### DATA SUPPLIED

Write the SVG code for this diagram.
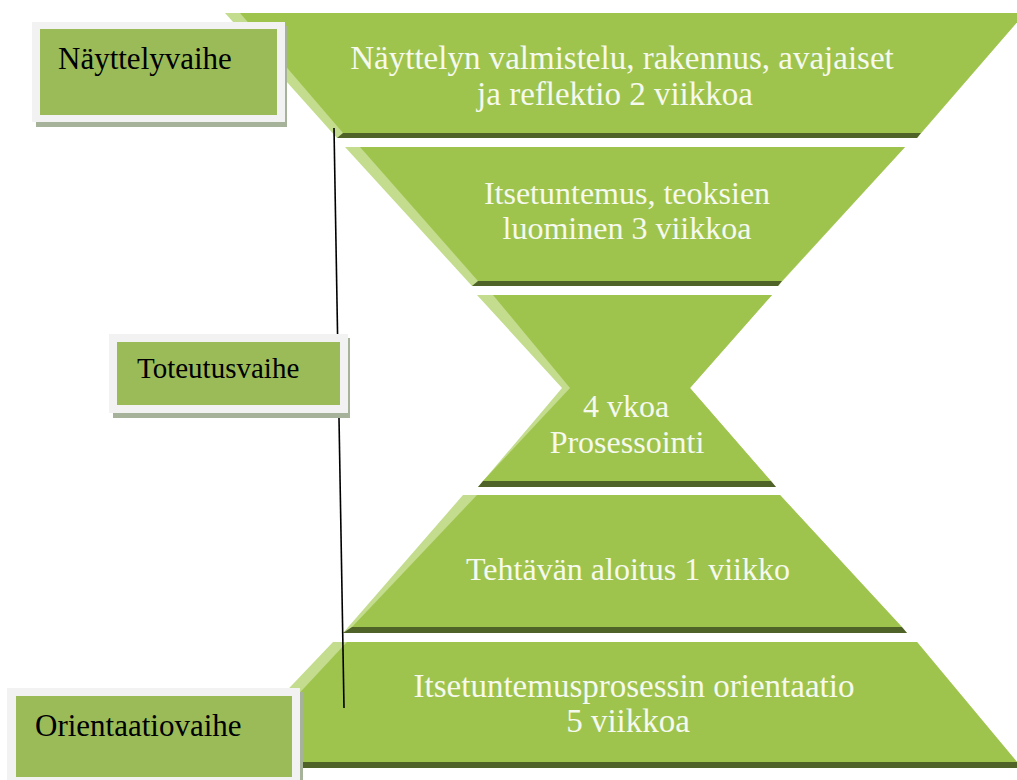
<svg xmlns="http://www.w3.org/2000/svg" width="1017" height="780" viewBox="0 0 1017 780">
<style>
.lite{fill:#c3dc8e}
.main{fill:#9fc44e}
.dark{fill:#4f6329}
.st{font-family:"Liberation Serif","Times New Roman",serif;font-size:33px;fill:#f6f9ee;text-anchor:middle}
.lt{font-family:"Liberation Serif","Times New Roman",serif;font-size:31px;fill:#000}
.frame{fill:#f2f2f2}
.shadow{fill:#a7b29a}
.inner{fill:#9bbb59}
.conn{stroke:#000;stroke-width:1.6;fill:none}
</style>
<rect width="1017" height="780" fill="#fff"/>
<g id="shape1">
<polygon class="lite" points="225,13 1025,13 917,138 337,138"/>
<polygon class="dark" points="337,138 343,133 921,133 917,138"/>
<polygon class="main" points="240,13 1025,13 921,133 343,133"/>
<text class="st" x="622" y="69">Näyttelyn valmistelu, rakennus, avajaiset</text>
<text class="st" x="615" y="105">ja reflektio 2 viikkoa</text>
</g>
<g id="shape2">
<polygon class="lite" points="345,147 905,147 778,286 472,286"/>
<polygon class="dark" points="472,286 478,281 782,281 778,286"/>
<polygon class="main" points="360,147 905,147 782,281 478,281"/>
<text class="st" x="627" y="204" style="font-size:32px">Itsetuntemus, teoksien</text>
<text class="st" x="627" y="239" style="font-size:32px">luominen 3 viikkoa</text>
</g>
<g id="shape3">
<polygon class="lite" points="477,295 772,295 690,388 776,487 478,487 562,388"/>
<polygon class="dark" points="478,487 483,481 771,481 776,487"/>
<polygon class="main" points="493,295 772,295 690,388 771,481 483,481 570,388"/>
<text class="st" x="626" y="417" style="font-size:32px">4 vkoa</text>
<text class="st" x="627" y="453" style="font-size:32px">Prosessointi</text>
</g>
<g id="shape4">
<polygon class="lite" points="463,495 780,495 907,633 343,633"/>
<polygon class="dark" points="343,633 352,627 902,627 907,633"/>
<polygon class="main" points="477,495 780,495 902,627 352,627"/>
<text class="st" x="628" y="580" style="font-size:32px">Tehtävän aloitus 1 viikko</text>
</g>
<g id="shape5">
<polygon class="lite" points="333,642 917,642 1022,768 213,768"/>
<polygon class="dark" points="213,768 221,762 1017,762 1022,768"/>
<polygon class="main" points="347,642 917,642 1017,762 235,762"/>
<text class="st" x="634" y="697">Itsetuntemusprosessin orientaatio</text>
<text class="st" x="628" y="732">5 viikkoa</text>
</g>
<g id="connectors">
<line class="conn" x1="334" y1="128" x2="344" y2="708"/>
</g>
<g id="label-nayttelyvaihe">
<rect class="shadow" x="36" y="26" width="251" height="101"/>
<rect class="frame" x="32" y="22" width="253" height="100"/>
<rect class="inner" x="40" y="29" width="237" height="86"/>
<text class="lt" x="58" y="69">Näyttelyvaihe</text>
</g>
<g id="label-toteutusvaihe">
<rect class="shadow" x="113" y="338" width="237" height="80"/>
<rect class="frame" x="109" y="334" width="239" height="79"/>
<rect class="inner" x="117" y="342" width="223" height="63"/>
<text class="lt" x="137" y="378" style="font-size:29px">Toteutusvaihe</text>
</g>
<g id="label-orientaatiovaihe">
<rect class="shadow" x="11" y="692" width="292" height="100"/>
<rect class="frame" x="7" y="688" width="293" height="100"/>
<rect class="inner" x="16" y="696" width="276" height="81"/>
<text class="lt" x="35" y="736">Orientaatiovaihe</text>
</g>
</svg>
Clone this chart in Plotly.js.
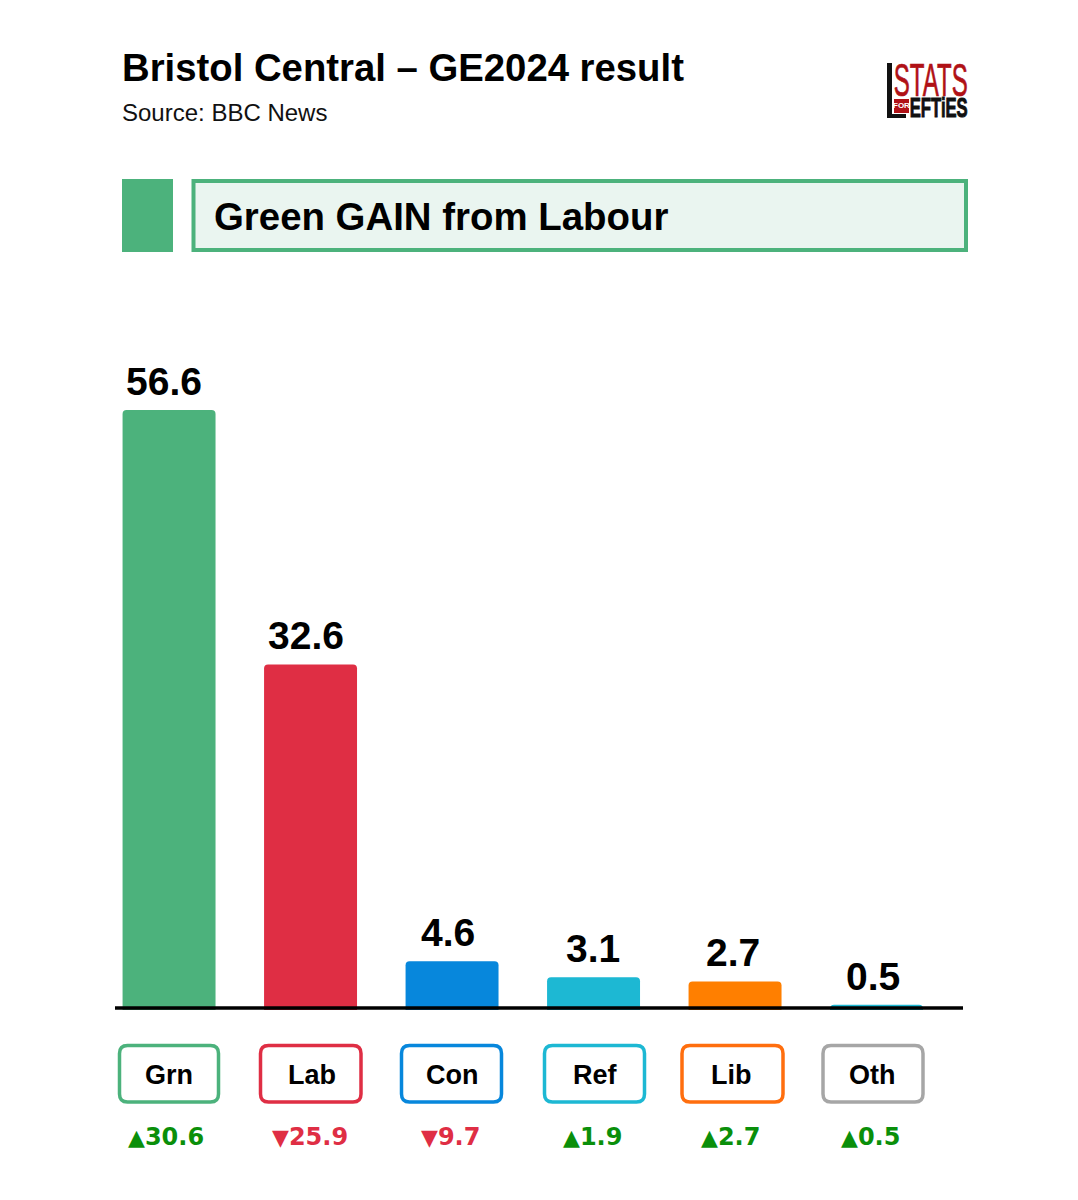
<!DOCTYPE html>
<html><head><meta charset="utf-8">
<script src="https://cdn.plot.ly/plotly-3.0.1.min.js"></script>
<style>html,body{margin:0;padding:0;background:#fff}</style></head>
<body><div id="chart" style="width:1078px;height:1200px"></div>
<script>
var parties = ['Grn','Lab','Con','Ref','Lib','Oth'];
var shares = [56.6,32.6,4.6,3.1,2.7,0.5];
var shareLabels = ['56.6','32.6','4.6','3.1','2.7','0.5'];
var changes = [30.6,-25.9,-9.7,1.9,2.7,0.5];
var barColors = ['#4CB27C','#DF2E44','#0787DC','#1DB8D3','#FF7F00','#1DB8D3'];
var boxColors = ['#4CB27C','#DF2E44','#0787DC','#1DB8D3','#FF6E0E','#A6A6A6'];

var L=115, R=963, T=300, B=1010;
function px(x){return (x-L)/(R-L);}
function py(y){return (B-y)/(B-T);}
var FONT='"Liberation Sans", Arial, sans-serif';
var UP='#0A8F0A', DOWN='#DF2E44';

function roundRect(x0,y0,x1,y1,r){
  var a=px(x0),b=px(x1),c=py(y0),d=py(y1),rx=r/(R-L),ry=r/(B-T);
  return 'M'+(a+rx)+' '+c+' L'+(b-rx)+' '+c+' Q'+b+' '+c+' '+b+' '+(c-ry)+' L'+b+' '+(d+ry)+
   ' Q'+b+' '+d+' '+(b-rx)+' '+d+' L'+(a+rx)+' '+d+' Q'+a+' '+d+' '+a+' '+(d+ry)+' L'+a+' '+(c-ry)+' Q'+a+' '+c+' '+(a+rx)+' '+c+' Z';
}
function rect(x0,y0,x1,y1,fill,lineColor,lw){
  return {type:'rect',xref:'paper',yref:'paper',x0:px(x0),x1:px(x1),y0:py(y0),y1:py(y1),
    fillcolor:fill,line:{color:lineColor||fill,width:lw||0},layer:'below'};
}
var boxEdges=[[119.5,218.5],[260.5,361],[401.5,501.5],[544.5,644.5],[682,783],[823,923]];
var labelShift=[-5,-4.5,-4,-0.5,-2.5,-4];
var nameShift=[0,1,0,1.5,-3.5,-4];
var changeShift=[-3,-1,-2,-1,-5,-6];

var shapes=[
  rect(122,179,173,252,'#4CB27C'),
  rect(193.5,181,966,250,'#EAF5F0','#4CB27C',4),
  rect(887,63,892,118,'#111'),
  rect(887,114,906,118,'#111'),
  rect(894,99,909,113,'#B01116'),
  {type:'line',xref:'paper',yref:'paper',x0:0,x1:1,y0:py(1008),y1:py(1008),line:{color:'#000',width:3.5},layer:'above'}
];
parties.forEach(function(p,i){
  shapes.push({type:'path',xref:'paper',yref:'paper',path:roundRect(boxEdges[i][0],1045.5,boxEdges[i][1],1102,8),
    line:{color:boxColors[i],width:3.5},fillcolor:'rgba(255,255,255,0)',layer:'below'});
});

var annotations=[
  {xref:'paper',yref:'paper',x:px(122),xshift:-2,y:py(113),xanchor:'left',yanchor:'middle',showarrow:false,
   text:'Source: BBC News',font:{family:FONT,size:24,color:'#111'}},
  {xref:'paper',yref:'paper',x:px(214),xshift:-2,y:py(217),xanchor:'left',yanchor:'middle',showarrow:false,
   text:'<b>Green GAIN from Labour</b>',font:{family:FONT,size:38.4,color:'#000'}},
  {xref:'paper',yref:'paper',x:px(930),y:py(79.5),xanchor:'center',yanchor:'middle',showarrow:false,
   text:'STATS',font:{family:'"Liberation Sans Narrow","Liberation Sans",sans-serif',size:46,color:'#B01116'}},
  {xref:'paper',yref:'paper',x:px(901.5),y:py(106),xanchor:'center',yanchor:'middle',showarrow:false,
   text:'<b>FOR</b>',font:{family:'"Liberation Sans Narrow","Liberation Sans",sans-serif',size:8,color:'#fff'}},
  {xref:'paper',yref:'paper',x:px(939),y:py(107.5),xanchor:'center',yanchor:'middle',showarrow:false,
   text:'<b>EFTiES</b>',font:{family:FONT,size:28,color:'#111'}}
];
parties.forEach(function(p,i){
  annotations.push({x:p,y:shares[i],xref:'x',yref:'y',yanchor:'bottom',xanchor:'center',xshift:labelShift[i],yshift:5,showarrow:false,
    text:'<b>'+shareLabels[i]+'</b>',font:{family:FONT,size:39,color:'#000'}});
  annotations.push({x:p,y:py(1075),xref:'x',yref:'paper',yanchor:'middle',xanchor:'center',xshift:nameShift[i],showarrow:false,
    text:'<b>'+p+'</b>',font:{family:FONT,size:27,color:'#000'}});
  var up=changes[i]>=0;
  annotations.push({x:p,y:py(1137),xref:'x',yref:'paper',yanchor:'middle',xanchor:'center',xshift:changeShift[i],showarrow:false,
    text:'<span style="font-size:22px">'+(up?'▲':'▼')+'</span><b>'+Math.abs(changes[i]).toFixed(1)+'</b>',
    font:{family:'"DejaVu Sans",sans-serif',size:24,color:up?UP:DOWN}});
});

var trace={type:'bar',x:parties,y:shares,width:0.657,marker:{color:barColors,line:{width:0}},hoverinfo:'x+y'};
var layout={
  width:1078,height:1200,autosize:false,
  paper_bgcolor:'#fff',plot_bgcolor:'#fff',
  margin:{l:L,r:1078-R,t:T,b:1200-B,pad:0},
  showlegend:false,barcornerradius:4,
  title:{text:'<b>Bristol Central – GE2024 result</b>',x:122/1078,xref:'container',xanchor:'left',
    y:1-68/1200,yref:'container',yanchor:'middle',font:{family:FONT,size:38.3,color:'#000'}},
  xaxis:{type:'category',categoryorder:'array',categoryarray:parties,range:[-0.382,5.611],showticklabels:false,ticks:'',
    showgrid:false,zeroline:false,showline:false,fixedrange:true},
  yaxis:{range:[0,(B-T)/10.6],showticklabels:false,ticks:'',showgrid:false,zeroline:false,showline:false,fixedrange:true},
  shapes:shapes,annotations:annotations
};
Plotly.newPlot('chart',[trace],layout,{displayModeBar:false,staticPlot:true}).then(function(gd){
  var targets={'STATS':[893,967,0.7],'EFTiES':[910,968,1]};
  gd.querySelectorAll('.annotation-text-g text').forEach(function(t){
    var w=targets[t.textContent]; if(!w) return;
    var b=t.getBBox(), cx=b.x+b.width/2, s=(w[1]-w[0])/b.width;
    t.setAttribute('transform','translate('+cx+' 0) scale('+s+' 1) translate('+(-cx)+' 0)');
    t.style.stroke=t.style.fill||'#111';
    t.style.strokeWidth=w[2]+'px';
  });
});
</script></body></html>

######

EXERCISE ->
Locate all lines holding the word "chart", then copy them out.

WRITTEN RESPONSE ->
Clone this chart in Plotly.js.
<body><div id="chart" style="width:1078px;height:1200px"></div>
Plotly.newPlot('chart',[trace],layout,{displayModeBar:false,staticPlot:true}).then(function(gd){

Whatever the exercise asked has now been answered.